- **What is required**
Begin with the first line of the material and copy each line word for word through the line that contains "etiquetas_x = [p"; the pictures are left out.

- **Given information**
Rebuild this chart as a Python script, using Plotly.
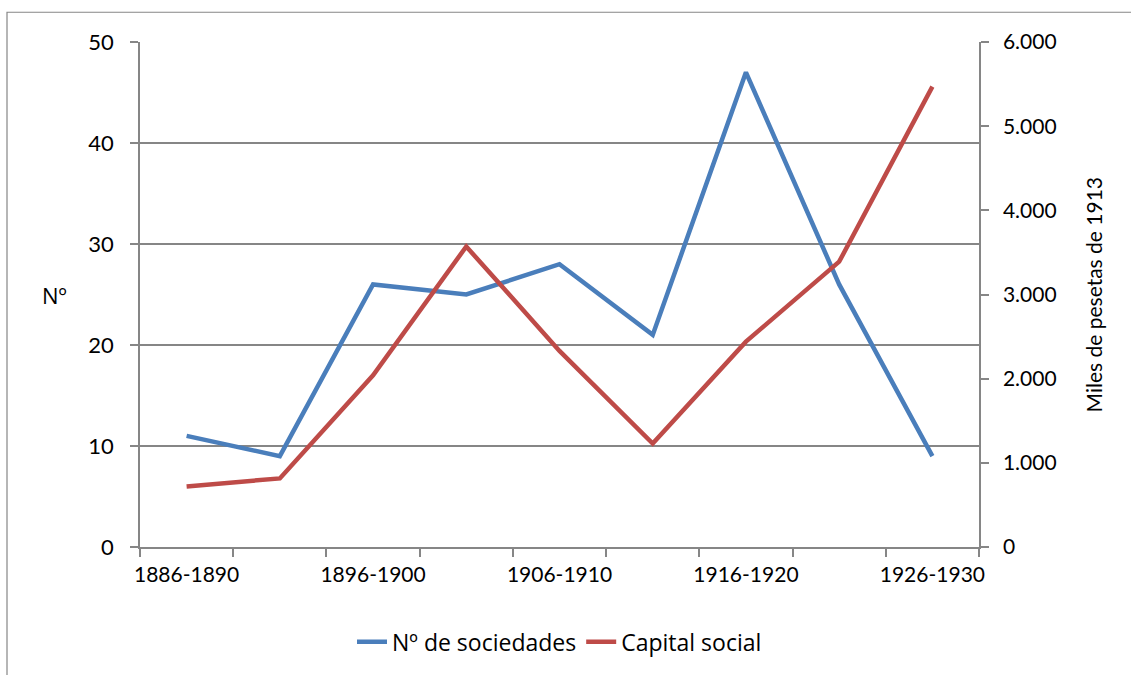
import plotly.graph_objects as go

periodos = ["1886-1890", "1891-1895", "1896-1900", "1901-1905", "1906-1910",
            "1911-1915", "1916-1920", "1921-1925", "1926-1930"]
num_sociedades = [11, 9, 26, 25, 28, 21, 47, 26, 9]
capital_social = [720, 815, 2040, 3570, 2330, 1230, 2440, 3390, 5470]

etiquetas_x = [p if i % 2 == 0 else "" for i, p in enumerate(periodos)]

AZUL = "#4a7ebb"
ROJO = "#be4b48"
GRIS = "#868686"
FUENTE = "Lato, 'Open Sans', sans-serif"
TAM = 21

fig = go.Figure()
fig.add_trace(go.Scatter(
    x=periodos, y=num_sociedades, name="Nº de sociedades", mode="lines",
    line=dict(color=AZUL, width=4.5), yaxis="y"))
fig.add_trace(go.Scatter(
    x=periodos, y=capital_social, name="Capital social", mode="lines",
    line=dict(color=ROJO, width=4.5), yaxis="y2"))

fig.update_layout(
    width=1131, height=675,
    margin=dict(l=140, r=152, t=42, b=124),
    paper_bgcolor="white", plot_bgcolor="white",
    font=dict(family=FUENTE, size=TAM, color="black"),
    separators=",.",
    xaxis=dict(
        type="category", tickmode="array", tickvals=periodos, ticktext=etiquetas_x,
        tickangle=0, automargin=False,
        tickson="boundaries", ticks="outside", ticklen=8, tickcolor=GRIS, tickwidth=1.5,
        showline=True, linecolor=GRIS, linewidth=1.5, showgrid=False,
        ticklabelstandoff=8, range=[-0.5, 8.5]),
    yaxis=dict(
        range=[0, 50], dtick=10, ticks="outside", ticklen=8, tickcolor=GRIS, tickwidth=1.5,
        showline=True, linecolor=GRIS, linewidth=1.5, automargin=False,
        showgrid=True, gridcolor=GRIS, gridwidth=1.5, zeroline=False,
        ticklabelstandoff=12, tickfont=dict(size=22)),
    yaxis2=dict(
        range=[0, 6000], dtick=1000, tickformat=",d", overlaying="y", side="right",
        ticks="outside", ticklen=8, tickcolor=GRIS, tickwidth=1.5, automargin=False,
        showline=True, linecolor=GRIS, linewidth=1.5, showgrid=False, zeroline=False,
        ticklabelstandoff=10),
    legend=dict(orientation="h", x=0.5, xanchor="center", y=-0.145, yanchor="top",
                font=dict(size=23, family="'Open Sans', sans-serif"), tracegroupgap=0),
    showlegend=True,
)

fig.add_annotation(text="Nº", xref="paper", yref="paper", x=-0.102, y=0.5,
                   xanchor="center", yanchor="middle", showarrow=False,
                   font=dict(size=22, family="'Open Sans', sans-serif"))
fig.add_annotation(text="Miles de pesetas de 1913", xref="paper", yref="paper",
                   x=1.137, y=0.5, xanchor="center", yanchor="middle",
                   textangle=-90, showarrow=False, font=dict(size=TAM))

# outer frame
fig.add_shape(type="rect", xref="paper", yref="paper",
              x0=-133 / 839, x1=1.3, y0=-0.4, y1=1 + 30 / 509,
              line=dict(color=GRIS, width=1.2), fillcolor="rgba(0,0,0,0)", layer="below")

fig.write_html("out.html")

- **Solution to this problem**
Rebuild this chart as a Python script, using Plotly.
import plotly.graph_objects as go

periodos = ["1886-1890", "1891-1895", "1896-1900", "1901-1905", "1906-1910",
            "1911-1915", "1916-1920", "1921-1925", "1926-1930"]
num_sociedades = [11, 9, 26, 25, 28, 21, 47, 26, 9]
capital_social = [720, 815, 2040, 3570, 2330, 1230, 2440, 3390, 5470]

etiquetas_x = [p if i % 2 == 0 else "" for i, p in enumerate(periodos)]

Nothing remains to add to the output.